*AIM OF THE EXERCISE*.
Go through the data and copy every line exactly, but not the images.

*GIVEN MATERIAL*.

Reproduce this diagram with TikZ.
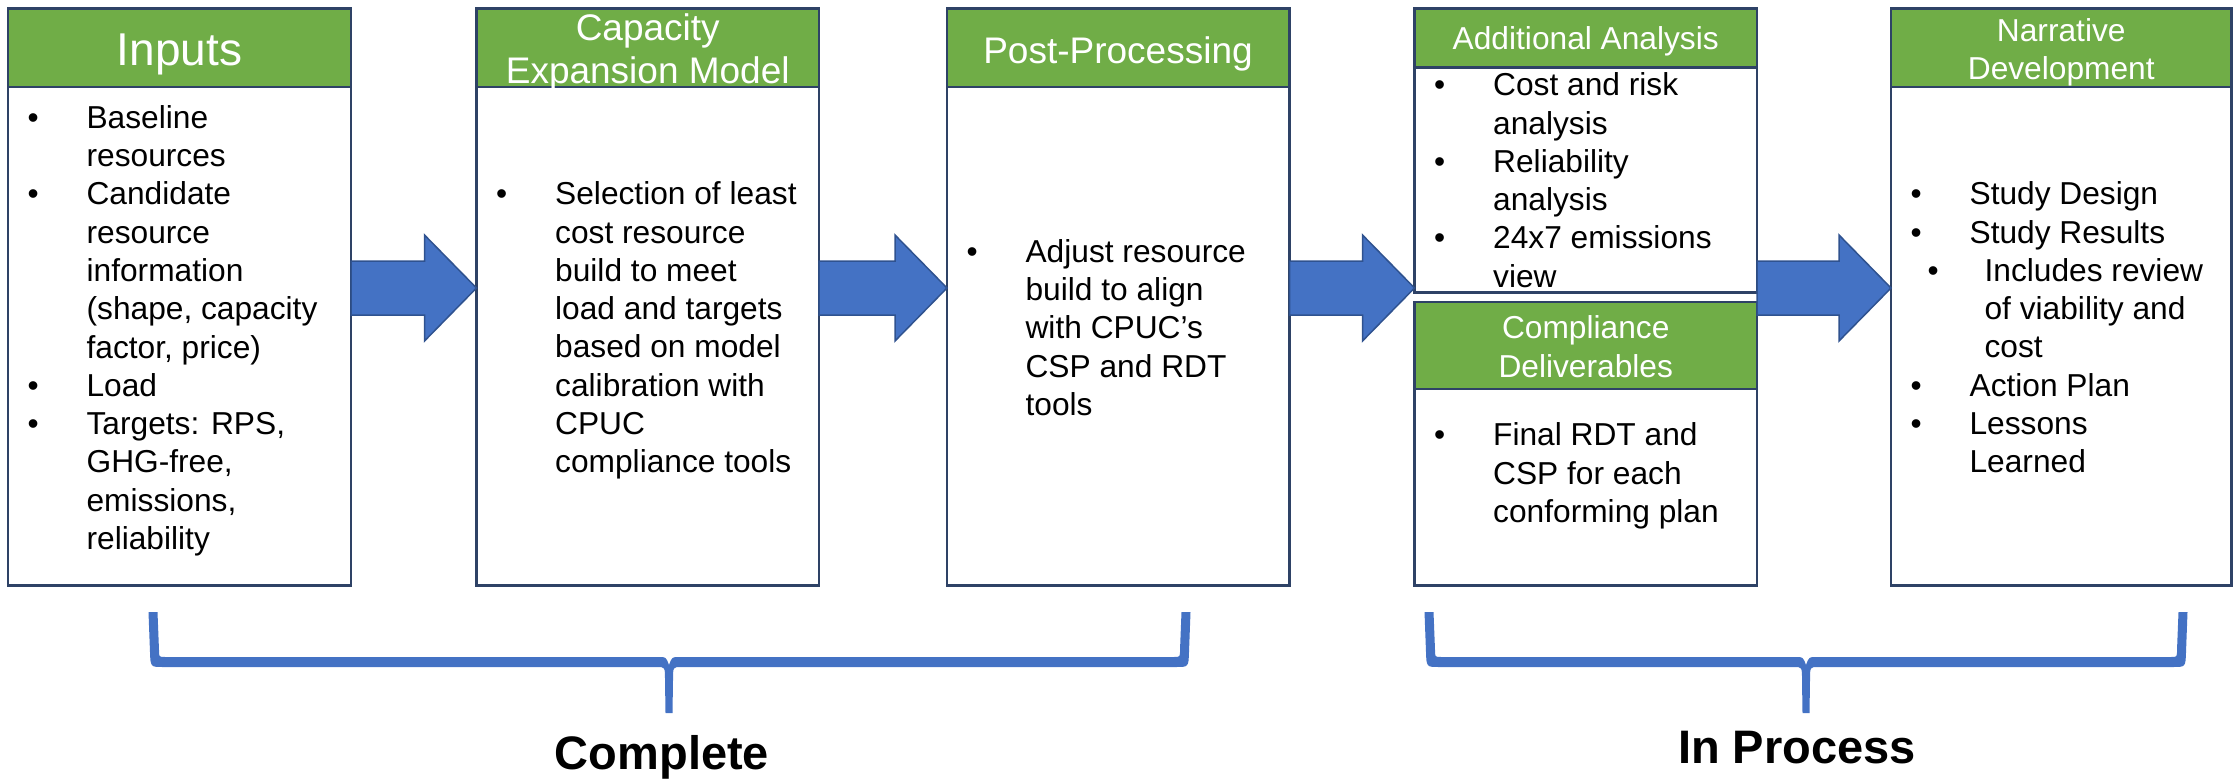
\documentclass[tikz,border=0pt]{standalone}
\usepackage{fontspec}
\setmainfont{Liberation Sans}
\usepackage{tikz}
\usetikzlibrary{calc,positioning}

\definecolor{hdrgreen}{HTML}{70AD47}
\definecolor{edgenavy}{HTML}{2E4266}
\definecolor{arrowblue}{HTML}{4472C4}
\definecolor{arrowedge}{HTML}{2F528F}

\newcommand{\itm}{\makebox[59pt][l]{\textbullet}}
\newcommand{\cnt}{\hspace*{59pt}}
\newcommand{\subitm}{\hspace*{17pt}\makebox[57pt][l]{\textbullet}}
\newcommand{\subcnt}{\hspace*{74pt}}
\newcommand{\rows}[1]{\begin{tabular}[t]{@{}l@{}}#1\end{tabular}}
\newcommand{\rowsc}[1]{\begin{tabular}[t]{@{}c@{}}#1\end{tabular}}

% block arrow between two boxes, at the height of (lvl)
\newcommand{\fatarrow}[2]{%
  \filldraw[fatarrow] let \p1=(#1 |- lvl), \p2=(#2 |- lvl) in
    (\x1,\y1+27pt) -- (\x2-52pt,\y1+27pt) -- (\x2-52pt,\y1+53pt) -- (\x2,\y1)
    -- (\x2-52pt,\y1-53pt) -- (\x2-52pt,\y1-27pt) -- (\x1,\y1-27pt) -- cycle;}

% curly bracket under a group: left, middle, right
\newcommand{\bracket}[3]{%
  \fill[arrowblue] ({#1-4.5},612) -- ({#1-3},652) .. controls ({#1-2.5},667) .. ({#1+10},667)
    -- ({#2-12},667) .. controls ({#2-4},667) .. ({#2-4},680) -- ({#2-3.5},713)
    -- ({#2+3.5},713) -- ({#2+4},680) .. controls ({#2+4},667) .. ({#2+12},667)
    -- ({#3-10},667) .. controls ({#3+2.5},667) .. ({#3+3},652) -- ({#3+4.5},612)
    -- ({#3-4.5},612) -- ({#3-6},650) .. controls ({#3-6},657) .. ({#3-12},657)
    -- ({#2+10},657) .. controls ({#2+3},657) .. (#2,665) .. controls ({#2-3},657) .. ({#2-10},657)
    -- ({#1+12},657) .. controls ({#1+6},657) .. ({#1+6},650) -- ({#1+4.5},612) -- cycle;}

\begin{document}
\begin{tikzpicture}[x=1pt, y=-1pt,
  hdr/.style={draw=edgenavy, line width=2.5pt, fill=hdrgreen, minimum width=342.5pt,
    minimum height=78.6pt, outer sep=0pt, inner sep=0pt, anchor=north west},
  bdy/.style={draw=edgenavy, line width=2.5pt, fill=white, minimum width=342.5pt,
    outer sep=0pt, inner sep=0pt},
  ttl/.style={text=white, anchor=base, inner sep=0pt},
  txt/.style={anchor=base west, inner sep=0pt, font=\fontsize{31.7}{38.3}\selectfont},
  grp/.style={anchor=base, inner sep=0pt, font=\bfseries\fontsize{47}{56}\selectfont},
  fatarrow/.style={fill=arrowblue, draw=arrowedge, line width=1.5pt}]
\useasboundingbox (0,0) rectangle (2233,779);
\coordinate (lvl) at (0,288);
%boxes
\node[hdr, minimum width=343pt] (inp-h) at (8,8.4) {};
\node[bdy, below=0pt of inp-h, minimum width=343pt, minimum height=498.5pt] (inp-b) {};
\node[hdr] (cem-h) at (476.5,8.4) {};
\node[bdy, below=0pt of cem-h, minimum height=498.5pt] (cem-b) {};
\node[hdr] (pp-h) at (947,8.4) {};
\node[bdy, below=0pt of pp-h, minimum height=498.5pt] (pp-b) {};
\node[hdr, minimum height=59.3pt] (add-h) at (1414.5,8.4) {};
\node[bdy, below=0pt of add-h, minimum height=225pt] (add-b) {};
\node[hdr, minimum height=87pt] (cmp-h) at (1414.5,302.2) {};
\node[bdy, below=0pt of cmp-h, minimum height=196.3pt] (cmp-b) {};
\node[hdr, minimum width=340.5pt] (nar-h) at (1891,8.4) {};
\node[bdy, below=0pt of nar-h, minimum width=340.5pt, minimum height=498.5pt] (nar-b) {};
%titles
\path (179.5,65.8) node[ttl, font=\fontsize{46}{55}\selectfont] (inp-t) {Inputs};
\path (647.75,40.2) node[ttl, font=\fontsize{37}{43.2}\selectfont] (cem-t) {\rowsc{Capacity\\Expansion Model}};
\path (1118,63.1) node[ttl, font=\fontsize{37}{43.2}\selectfont] (pp-t) {Post-Processing};
\path (1585.75,49.7) node[ttl, font=\fontsize{31.7}{38.3}\selectfont] (add-t) {Additional Analysis};
\path (1585.75,338.7) node[ttl, font=\fontsize{31.7}{38.3}\selectfont] (cmp-t) {\rowsc{Compliance\\Deliverables}};
\path (2061.25,41.3) node[ttl, font=\fontsize{31.7}{38.3}\selectfont] (nar-t) {\rowsc{Narrative\\Development}};
%bullet lists
\path (27.4,128.2) node[txt] (inp-l) {\rows{\itm Baseline\\\cnt resources\\\itm Candidate\\\cnt resource\\\cnt information\\\cnt (shape, capacity\\\cnt factor, price)\\\itm Load\\\itm Targets: RPS,\\\cnt GHG-free,\\\cnt emissions,\\\cnt reliability}};
\path (496,204.7) node[txt] (cem-l) {\rows{\itm Selection of least\\\cnt cost resource\\\cnt build to meet\\\cnt load and targets\\\cnt based on model\\\cnt calibration with\\\cnt CPUC\\\cnt compliance tools}};
\path (966.4,262.1) node[txt] (pp-l) {\rows{\itm Adjust resource\\\cnt build to align\\\cnt with CPUC’s\\\cnt CSP and RDT\\\cnt tools}};
\path (1434,95.7) node[txt] (add-l) {\rows{\itm Cost and risk\\\cnt analysis\\\itm Reliability\\\cnt analysis\\\itm 24x7 emissions\\\cnt view}};
\path (1434,445.8) node[txt] (cmp-l) {\rows{\itm Final RDT and\\\cnt CSP for each\\\cnt conforming plan}};
\path (1910.4,204.7) node[txt] (nar-l) {\rows{\itm Study Design\\\itm Study Results\\\subitm Includes review\\\subcnt of viability and\\\subcnt cost\\\itm Action Plan\\\itm Lessons\\\cnt Learned}};
%arrows
\fatarrow{inp-b.east}{cem-b.west}
\fatarrow{cem-b.east}{pp-b.west}
\fatarrow{pp-b.east}{add-b.west}
\fatarrow{add-b.east}{nar-b.west}
%brackets
\bracket{153}{669}{1186}
\bracket{1429}{1806}{2183}
\path (662,769) node[grp] (done) {Complete};
\path (1797,763) node[grp] (wip) {In Process};
\end{tikzpicture}
\end{document}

*REPLY TO THE EXERCISE*.
Reproduce this diagram with TikZ.
\documentclass[tikz,border=0pt]{standalone}
\usepackage{fontspec}
\setmainfont{Liberation Sans}
\usepackage{tikz}
\usetikzlibrary{calc,positioning}

\definecolor{hdrgreen}{HTML}{70AD47}
\definecolor{edgenavy}{HTML}{2E4266}
\definecolor{arrowblue}{HTML}{4472C4}
\definecolor{arrowedge}{HTML}{2F528F}

\newcommand{\itm}{\makebox[59pt][l]{\textbullet}}
\newcommand{\cnt}{\hspace*{59pt}}
\newcommand{\subitm}{\hspace*{17pt}\makebox[57pt][l]{\textbullet}}
\newcommand{\subcnt}{\hspace*{74pt}}
\newcommand{\rows}[1]{\begin{tabular}[t]{@{}l@{}}#1\end{tabular}}
\newcommand{\rowsc}[1]{\begin{tabular}[t]{@{}c@{}}#1\end{tabular}}

% block arrow between two boxes, at the height of (lvl)
\newcommand{\fatarrow}[2]{%
  \filldraw[fatarrow] let \p1=(#1 |- lvl), \p2=(#2 |- lvl) in
    (\x1,\y1+27pt) -- (\x2-52pt,\y1+27pt) -- (\x2-52pt,\y1+53pt) -- (\x2,\y1)
    -- (\x2-52pt,\y1-53pt) -- (\x2-52pt,\y1-27pt) -- (\x1,\y1-27pt) -- cycle;}

% curly bracket under a group: left, middle, right
\newcommand{\bracket}[3]{%
  \fill[arrowblue] ({#1-4.5},612) -- ({#1-3},652) .. controls ({#1-2.5},667) .. ({#1+10},667)
    -- ({#2-12},667) .. controls ({#2-4},667) .. ({#2-4},680) -- ({#2-3.5},713)
    -- ({#2+3.5},713) -- ({#2+4},680) .. controls ({#2+4},667) .. ({#2+12},667)
    -- ({#3-10},667) .. controls ({#3+2.5},667) .. ({#3+3},652) -- ({#3+4.5},612)
    -- ({#3-4.5},612) -- ({#3-6},650) .. controls ({#3-6},657) .. ({#3-12},657)
    -- ({#2+10},657) .. controls ({#2+3},657) .. (#2,665) .. controls ({#2-3},657) .. ({#2-10},657)
    -- ({#1+12},657) .. controls ({#1+6},657) .. ({#1+6},650) -- ({#1+4.5},612) -- cycle;}

\begin{document}
\begin{tikzpicture}[x=1pt, y=-1pt,
  hdr/.style={draw=edgenavy, line width=2.5pt, fill=hdrgreen, minimum width=342.5pt,
    minimum height=78.6pt, outer sep=0pt, inner sep=0pt, anchor=north west},
  bdy/.style={draw=edgenavy, line width=2.5pt, fill=white, minimum width=342.5pt,
    outer sep=0pt, inner sep=0pt},
  ttl/.style={text=white, anchor=base, inner sep=0pt},
  txt/.style={anchor=base west, inner sep=0pt, font=\fontsize{31.7}{38.3}\selectfont},
  grp/.style={anchor=base, inner sep=0pt, font=\bfseries\fontsize{47}{56}\selectfont},
  fatarrow/.style={fill=arrowblue, draw=arrowedge, line width=1.5pt}]
\useasboundingbox (0,0) rectangle (2233,779);
\coordinate (lvl) at (0,288);
%boxes
\node[hdr, minimum width=343pt] (inp-h) at (8,8.4) {};
\node[bdy, below=0pt of inp-h, minimum width=343pt, minimum height=498.5pt] (inp-b) {};
\node[hdr] (cem-h) at (476.5,8.4) {};
\node[bdy, below=0pt of cem-h, minimum height=498.5pt] (cem-b) {};
\node[hdr] (pp-h) at (947,8.4) {};
\node[bdy, below=0pt of pp-h, minimum height=498.5pt] (pp-b) {};
\node[hdr, minimum height=59.3pt] (add-h) at (1414.5,8.4) {};
\node[bdy, below=0pt of add-h, minimum height=225pt] (add-b) {};
\node[hdr, minimum height=87pt] (cmp-h) at (1414.5,302.2) {};
\node[bdy, below=0pt of cmp-h, minimum height=196.3pt] (cmp-b) {};
\node[hdr, minimum width=340.5pt] (nar-h) at (1891,8.4) {};
\node[bdy, below=0pt of nar-h, minimum width=340.5pt, minimum height=498.5pt] (nar-b) {};
%titles
\path (179.5,65.8) node[ttl, font=\fontsize{46}{55}\selectfont] (inp-t) {Inputs};
\path (647.75,40.2) node[ttl, font=\fontsize{37}{43.2}\selectfont] (cem-t) {\rowsc{Capacity\\Expansion Model}};
\path (1118,63.1) node[ttl, font=\fontsize{37}{43.2}\selectfont] (pp-t) {Post-Processing};
\path (1585.75,49.7) node[ttl, font=\fontsize{31.7}{38.3}\selectfont] (add-t) {Additional Analysis};
\path (1585.75,338.7) node[ttl, font=\fontsize{31.7}{38.3}\selectfont] (cmp-t) {\rowsc{Compliance\\Deliverables}};
\path (2061.25,41.3) node[ttl, font=\fontsize{31.7}{38.3}\selectfont] (nar-t) {\rowsc{Narrative\\Development}};
%bullet lists
\path (27.4,128.2) node[txt] (inp-l) {\rows{\itm Baseline\\\cnt resources\\\itm Candidate\\\cnt resource\\\cnt information\\\cnt (shape, capacity\\\cnt factor, price)\\\itm Load\\\itm Targets: RPS,\\\cnt GHG-free,\\\cnt emissions,\\\cnt reliability}};
\path (496,204.7) node[txt] (cem-l) {\rows{\itm Selection of least\\\cnt cost resource\\\cnt build to meet\\\cnt load and targets\\\cnt based on model\\\cnt calibration with\\\cnt CPUC\\\cnt compliance tools}};
\path (966.4,262.1) node[txt] (pp-l) {\rows{\itm Adjust resource\\\cnt build to align\\\cnt with CPUC’s\\\cnt CSP and RDT\\\cnt tools}};
\path (1434,95.7) node[txt] (add-l) {\rows{\itm Cost and risk\\\cnt analysis\\\itm Reliability\\\cnt analysis\\\itm 24x7 emissions\\\cnt view}};
\path (1434,445.8) node[txt] (cmp-l) {\rows{\itm Final RDT and\\\cnt CSP for each\\\cnt conforming plan}};
\path (1910.4,204.7) node[txt] (nar-l) {\rows{\itm Study Design\\\itm Study Results\\\subitm Includes review\\\subcnt of viability and\\\subcnt cost\\\itm Action Plan\\\itm Lessons\\\cnt Learned}};
%arrows
\fatarrow{inp-b.east}{cem-b.west}
\fatarrow{cem-b.east}{pp-b.west}
\fatarrow{pp-b.east}{add-b.west}
\fatarrow{add-b.east}{nar-b.west}
%brackets
\bracket{153}{669}{1186}
\bracket{1429}{1806}{2183}
\path (662,769) node[grp] (done) {Complete};
\path (1797,763) node[grp] (wip) {In Process};
\end{tikzpicture}
\end{document}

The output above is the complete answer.